Back to the drinks and dinner, and two 40-somethings chatting about life- what became apparent was that between the 30’s and 40’s, the main difference is experience– experience in career, life, love, health, relationships, wealth, and the many things that can only come with the passing of time. Sure, people can learn things faster these days, and access to information is better than ever, but it takes time to apply that knowledge, develop wisdom, and make mistakes to learn from. It takes time to develop lasting relationships of quality, and learn to ditch the ones of no quality. It takes time to have LIFE happen to anyone, and to experience growth that can only happen through the application of knowledge, wisdom, and chances taken.

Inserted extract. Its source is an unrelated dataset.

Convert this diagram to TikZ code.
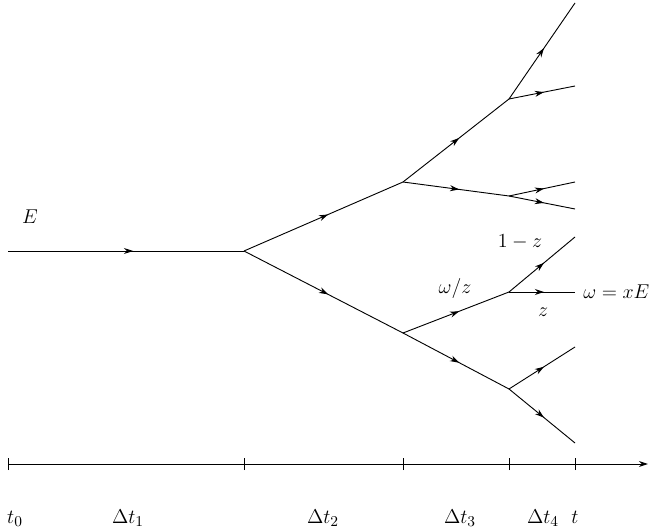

As such, in one’s 40’s, this is when one hits their STRIDE. They’ve had another decade of experience, and if they’ve made the right decisions in their 30’s, good things await in their 40’s. You can feel it when you know you’re directionally going on the right path. You can feel success embodied in every day imbued with purpose. It’s oftentimes described as the peak of a man’s life, when health, wealth, and relationships are all in top gear, engine running on all cylinders.
Conversely, if poor decisions were made in one’s 30’s- choosing the wrong partner, not taking the right risks, not placing the right bets, or if important decisions remained stalled for too long, the consequences are laid bare in one’s 40’s. I have seen it first hand with many of my peers- and it’s not a pretty sight. Imagine getting outplayed, outsmarted, outclassed by someone 2-3 decades your junior, only because you chose to sit on your ass until you were 41? Skills you could have developed, the world you could have seen, the wonderful relationships you could have developed- all of which never happened because you saw the world standing still with you? I’ve seen older guys try to “show off” in various ways when I see as younger, and I’d always wonder what they were hiding. Now, being that older guy, it’s clear- it’s those insecurities from not becoming the man I could have become, and covering that up with farce and general fronting. Harsh, right? But that’s life. I imagine the transition from 40’s to 50’s will be much more of the same, probably amplified.
Shortly after the older guys wrapped this discussion up, the 34 year old rejoined the table. Smart guy, diligent, married, dog-daddy, and endurance runner – he is well on his way. The world is his oyster, and I hope he knows it. “So where to next guys?” he pined. The vendor partner looked across at me and communicated volumes with a coy smile.
Well, my flight to Phoenix is bout to land. Time to go get after it!